- Your instructions
Say how many lines include the word "this", using only a number.

>> START

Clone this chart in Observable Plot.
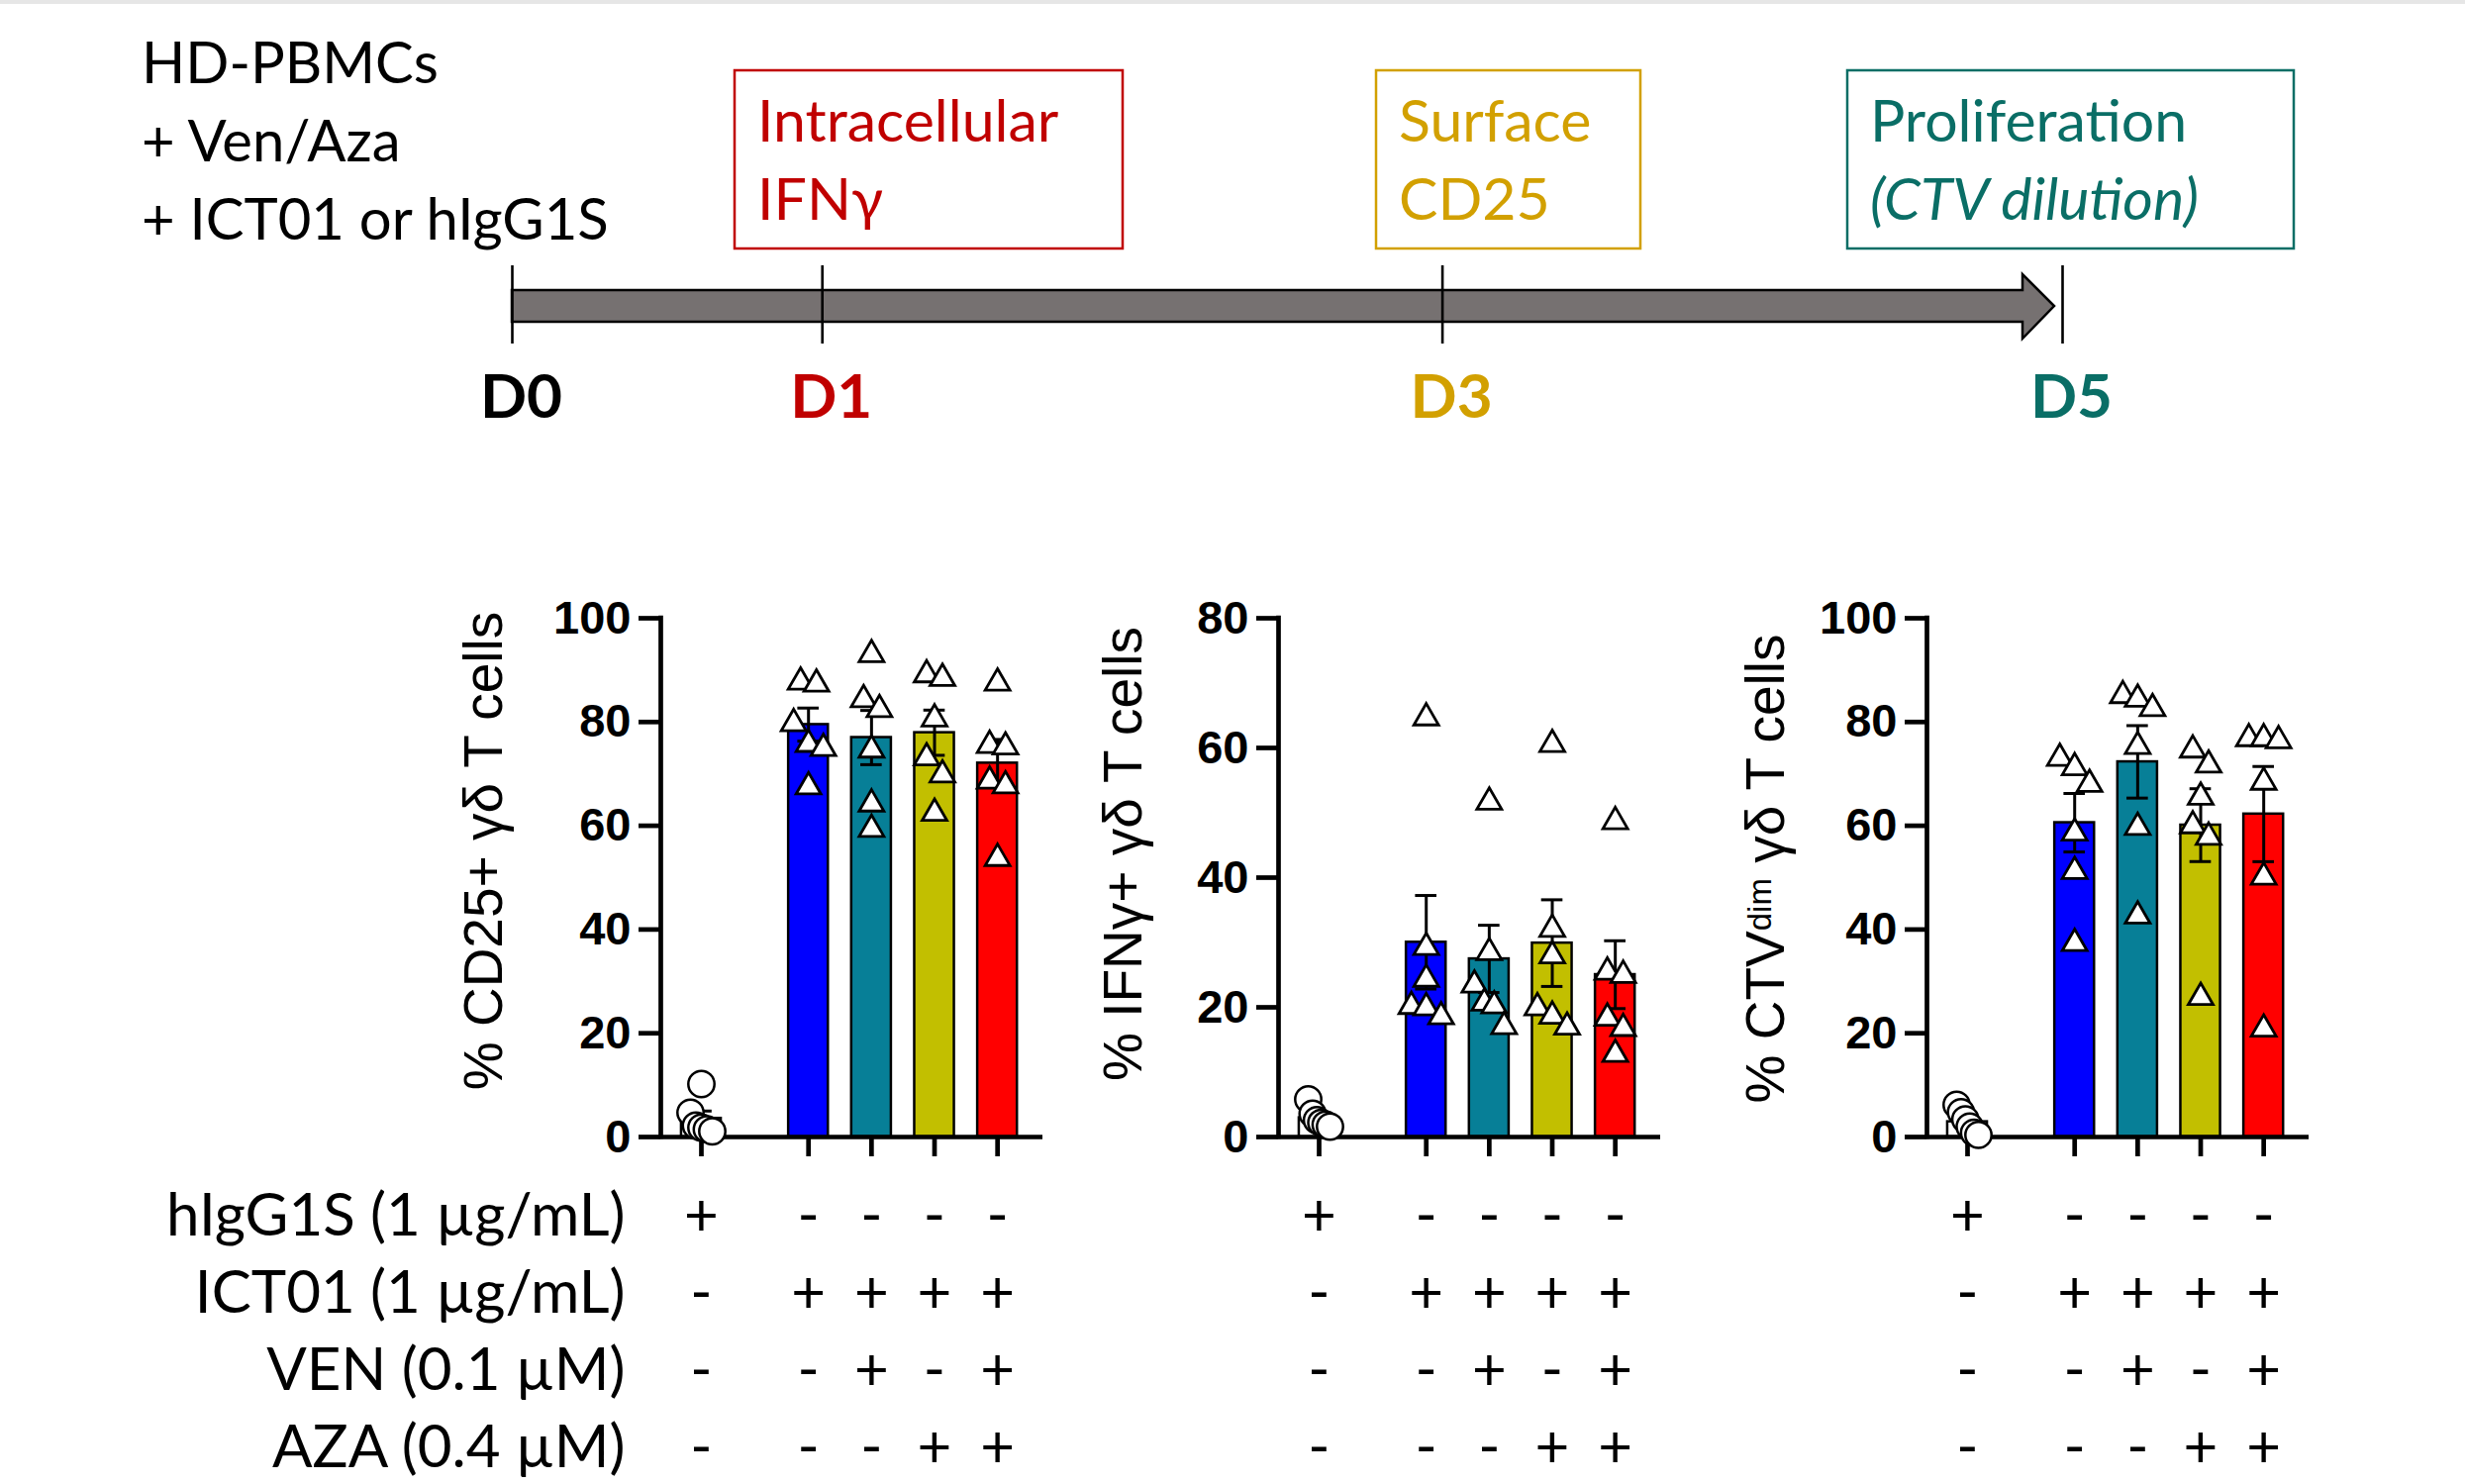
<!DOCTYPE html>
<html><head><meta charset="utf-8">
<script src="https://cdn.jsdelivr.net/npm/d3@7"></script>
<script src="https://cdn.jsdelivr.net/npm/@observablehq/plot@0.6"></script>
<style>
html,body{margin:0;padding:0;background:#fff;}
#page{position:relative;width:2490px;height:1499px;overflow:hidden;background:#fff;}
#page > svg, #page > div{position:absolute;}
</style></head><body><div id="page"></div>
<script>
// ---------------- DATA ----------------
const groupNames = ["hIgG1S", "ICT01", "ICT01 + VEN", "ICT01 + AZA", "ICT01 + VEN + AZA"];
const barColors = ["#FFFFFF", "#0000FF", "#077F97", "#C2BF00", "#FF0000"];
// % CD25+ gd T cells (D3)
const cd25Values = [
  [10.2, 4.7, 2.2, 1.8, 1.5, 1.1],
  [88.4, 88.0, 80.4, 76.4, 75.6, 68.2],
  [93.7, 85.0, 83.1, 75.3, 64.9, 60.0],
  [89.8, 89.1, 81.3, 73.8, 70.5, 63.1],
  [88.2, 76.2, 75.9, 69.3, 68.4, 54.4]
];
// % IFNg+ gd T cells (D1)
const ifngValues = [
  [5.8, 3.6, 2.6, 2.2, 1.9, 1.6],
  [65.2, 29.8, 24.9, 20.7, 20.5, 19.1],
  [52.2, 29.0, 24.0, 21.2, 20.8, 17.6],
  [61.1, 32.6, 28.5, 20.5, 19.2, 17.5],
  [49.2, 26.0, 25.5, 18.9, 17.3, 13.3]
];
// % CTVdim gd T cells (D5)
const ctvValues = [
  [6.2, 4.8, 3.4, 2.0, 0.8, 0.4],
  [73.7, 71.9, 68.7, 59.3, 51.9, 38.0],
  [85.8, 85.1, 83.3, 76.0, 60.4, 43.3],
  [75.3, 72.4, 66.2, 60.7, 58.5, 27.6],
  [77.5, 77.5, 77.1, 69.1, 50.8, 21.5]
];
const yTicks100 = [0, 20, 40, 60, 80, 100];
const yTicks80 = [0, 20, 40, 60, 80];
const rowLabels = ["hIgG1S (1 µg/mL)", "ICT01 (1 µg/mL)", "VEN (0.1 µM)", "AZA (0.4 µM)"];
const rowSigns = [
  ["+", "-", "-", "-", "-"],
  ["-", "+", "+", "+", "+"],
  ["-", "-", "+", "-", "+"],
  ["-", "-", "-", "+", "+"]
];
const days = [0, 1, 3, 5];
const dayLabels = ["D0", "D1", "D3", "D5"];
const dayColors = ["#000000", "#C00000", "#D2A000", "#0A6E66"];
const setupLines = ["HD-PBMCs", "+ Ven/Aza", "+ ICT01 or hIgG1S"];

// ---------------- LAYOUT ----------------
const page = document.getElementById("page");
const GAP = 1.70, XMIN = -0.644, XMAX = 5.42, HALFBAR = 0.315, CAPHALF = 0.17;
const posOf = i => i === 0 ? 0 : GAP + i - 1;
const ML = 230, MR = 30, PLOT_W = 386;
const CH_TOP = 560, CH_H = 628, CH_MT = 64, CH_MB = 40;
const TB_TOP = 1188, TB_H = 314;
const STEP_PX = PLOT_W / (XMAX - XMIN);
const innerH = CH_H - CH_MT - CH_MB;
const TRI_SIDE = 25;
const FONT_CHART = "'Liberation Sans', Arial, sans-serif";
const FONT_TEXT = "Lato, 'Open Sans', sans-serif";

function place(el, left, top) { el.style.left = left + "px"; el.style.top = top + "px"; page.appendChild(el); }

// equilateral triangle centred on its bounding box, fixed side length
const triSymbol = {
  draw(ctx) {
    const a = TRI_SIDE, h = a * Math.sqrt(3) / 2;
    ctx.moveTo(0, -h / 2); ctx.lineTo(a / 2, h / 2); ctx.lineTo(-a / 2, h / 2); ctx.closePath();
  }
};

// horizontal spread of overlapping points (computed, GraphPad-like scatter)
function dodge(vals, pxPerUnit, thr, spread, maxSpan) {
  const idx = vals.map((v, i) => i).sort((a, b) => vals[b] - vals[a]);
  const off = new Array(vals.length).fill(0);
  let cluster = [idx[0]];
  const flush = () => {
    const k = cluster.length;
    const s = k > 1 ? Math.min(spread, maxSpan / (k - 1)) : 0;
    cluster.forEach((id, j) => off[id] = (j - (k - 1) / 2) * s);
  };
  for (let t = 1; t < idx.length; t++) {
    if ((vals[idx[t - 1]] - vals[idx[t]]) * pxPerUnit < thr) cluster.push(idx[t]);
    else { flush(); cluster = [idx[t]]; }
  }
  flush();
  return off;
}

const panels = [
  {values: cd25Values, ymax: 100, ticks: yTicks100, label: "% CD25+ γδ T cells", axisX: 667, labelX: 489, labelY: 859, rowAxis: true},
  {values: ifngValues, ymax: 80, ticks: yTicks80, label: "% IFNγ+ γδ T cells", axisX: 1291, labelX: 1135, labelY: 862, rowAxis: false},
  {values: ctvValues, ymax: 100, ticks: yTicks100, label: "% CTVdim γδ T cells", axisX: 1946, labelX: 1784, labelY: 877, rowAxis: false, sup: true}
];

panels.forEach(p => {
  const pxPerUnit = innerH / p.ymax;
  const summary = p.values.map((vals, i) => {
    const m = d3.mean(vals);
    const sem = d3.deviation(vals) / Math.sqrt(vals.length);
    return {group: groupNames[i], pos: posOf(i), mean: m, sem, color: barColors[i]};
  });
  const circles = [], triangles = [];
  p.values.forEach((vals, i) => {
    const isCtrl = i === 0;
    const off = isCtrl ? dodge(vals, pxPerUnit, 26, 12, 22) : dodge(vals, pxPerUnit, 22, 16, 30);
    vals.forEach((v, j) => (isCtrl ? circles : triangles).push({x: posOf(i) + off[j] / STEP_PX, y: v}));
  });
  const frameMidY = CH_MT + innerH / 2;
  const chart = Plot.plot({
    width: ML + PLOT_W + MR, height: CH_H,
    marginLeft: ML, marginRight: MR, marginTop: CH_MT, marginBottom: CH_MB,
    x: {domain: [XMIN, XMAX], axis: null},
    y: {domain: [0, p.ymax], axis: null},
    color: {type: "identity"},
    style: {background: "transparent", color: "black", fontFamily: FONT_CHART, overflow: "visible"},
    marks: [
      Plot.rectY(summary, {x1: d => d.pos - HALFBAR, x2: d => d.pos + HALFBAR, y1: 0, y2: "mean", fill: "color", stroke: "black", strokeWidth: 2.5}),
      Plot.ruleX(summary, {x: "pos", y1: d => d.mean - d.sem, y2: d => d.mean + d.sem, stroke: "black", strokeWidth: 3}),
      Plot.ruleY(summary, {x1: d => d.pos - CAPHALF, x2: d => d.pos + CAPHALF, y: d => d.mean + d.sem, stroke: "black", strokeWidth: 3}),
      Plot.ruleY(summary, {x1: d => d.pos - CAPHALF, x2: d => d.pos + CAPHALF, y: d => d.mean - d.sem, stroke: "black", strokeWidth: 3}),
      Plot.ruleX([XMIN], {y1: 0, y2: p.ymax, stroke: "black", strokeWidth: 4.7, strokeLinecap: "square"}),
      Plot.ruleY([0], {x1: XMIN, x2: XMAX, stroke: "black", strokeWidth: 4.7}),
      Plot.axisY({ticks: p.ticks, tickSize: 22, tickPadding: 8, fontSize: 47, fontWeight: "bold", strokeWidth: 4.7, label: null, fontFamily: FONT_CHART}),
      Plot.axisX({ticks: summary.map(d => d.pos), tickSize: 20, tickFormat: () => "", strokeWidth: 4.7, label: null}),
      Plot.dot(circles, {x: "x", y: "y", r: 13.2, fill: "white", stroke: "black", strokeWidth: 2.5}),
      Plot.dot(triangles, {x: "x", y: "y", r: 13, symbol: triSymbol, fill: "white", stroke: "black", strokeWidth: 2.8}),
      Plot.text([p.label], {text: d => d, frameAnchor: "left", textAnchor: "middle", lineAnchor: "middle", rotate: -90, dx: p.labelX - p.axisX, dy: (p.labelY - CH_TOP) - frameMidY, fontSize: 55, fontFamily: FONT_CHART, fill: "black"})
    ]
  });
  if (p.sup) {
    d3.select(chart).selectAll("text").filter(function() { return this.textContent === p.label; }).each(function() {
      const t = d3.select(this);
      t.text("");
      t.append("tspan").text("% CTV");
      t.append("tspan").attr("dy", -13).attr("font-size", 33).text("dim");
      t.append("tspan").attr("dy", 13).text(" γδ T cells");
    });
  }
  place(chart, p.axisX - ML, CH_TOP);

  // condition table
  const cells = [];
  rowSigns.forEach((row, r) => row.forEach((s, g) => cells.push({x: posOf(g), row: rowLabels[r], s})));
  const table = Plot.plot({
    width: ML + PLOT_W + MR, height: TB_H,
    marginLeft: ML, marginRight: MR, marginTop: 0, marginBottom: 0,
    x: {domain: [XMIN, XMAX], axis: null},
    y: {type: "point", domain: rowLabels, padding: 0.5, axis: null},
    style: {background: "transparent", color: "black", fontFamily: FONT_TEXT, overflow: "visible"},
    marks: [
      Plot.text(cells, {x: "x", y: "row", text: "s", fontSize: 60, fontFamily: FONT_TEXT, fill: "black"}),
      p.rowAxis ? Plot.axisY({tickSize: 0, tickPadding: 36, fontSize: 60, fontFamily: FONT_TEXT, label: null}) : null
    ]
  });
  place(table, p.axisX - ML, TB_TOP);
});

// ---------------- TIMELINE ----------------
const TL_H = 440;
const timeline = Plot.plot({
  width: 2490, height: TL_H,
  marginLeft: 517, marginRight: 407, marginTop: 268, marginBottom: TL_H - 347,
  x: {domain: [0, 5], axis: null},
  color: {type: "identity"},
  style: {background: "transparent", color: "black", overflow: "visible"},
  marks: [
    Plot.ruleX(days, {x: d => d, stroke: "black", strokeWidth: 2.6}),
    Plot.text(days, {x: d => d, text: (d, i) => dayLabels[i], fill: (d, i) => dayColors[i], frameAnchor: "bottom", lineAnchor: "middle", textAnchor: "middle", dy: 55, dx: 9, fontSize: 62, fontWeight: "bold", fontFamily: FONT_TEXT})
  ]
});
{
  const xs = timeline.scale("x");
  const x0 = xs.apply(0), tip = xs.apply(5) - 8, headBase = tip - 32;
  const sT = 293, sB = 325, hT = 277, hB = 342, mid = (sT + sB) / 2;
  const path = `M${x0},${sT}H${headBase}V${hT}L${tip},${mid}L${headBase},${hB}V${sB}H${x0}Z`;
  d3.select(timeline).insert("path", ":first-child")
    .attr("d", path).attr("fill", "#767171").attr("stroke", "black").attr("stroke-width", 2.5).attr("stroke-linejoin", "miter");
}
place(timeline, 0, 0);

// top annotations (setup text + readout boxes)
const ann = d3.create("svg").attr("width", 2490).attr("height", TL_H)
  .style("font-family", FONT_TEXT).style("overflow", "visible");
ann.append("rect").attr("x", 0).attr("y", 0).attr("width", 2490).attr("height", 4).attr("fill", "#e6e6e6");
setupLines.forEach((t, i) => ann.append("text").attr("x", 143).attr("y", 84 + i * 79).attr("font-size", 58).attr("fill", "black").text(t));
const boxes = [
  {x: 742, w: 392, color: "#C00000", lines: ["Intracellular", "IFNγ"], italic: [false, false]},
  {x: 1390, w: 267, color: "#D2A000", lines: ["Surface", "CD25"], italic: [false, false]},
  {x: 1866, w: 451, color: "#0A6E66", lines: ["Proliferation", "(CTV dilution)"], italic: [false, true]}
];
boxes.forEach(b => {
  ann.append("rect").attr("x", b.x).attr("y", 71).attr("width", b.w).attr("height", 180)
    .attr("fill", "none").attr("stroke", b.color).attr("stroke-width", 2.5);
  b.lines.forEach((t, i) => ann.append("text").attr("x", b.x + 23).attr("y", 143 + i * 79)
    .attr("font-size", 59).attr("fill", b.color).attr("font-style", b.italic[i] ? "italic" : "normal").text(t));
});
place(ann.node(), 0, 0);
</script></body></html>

>> END

- Exercise result
3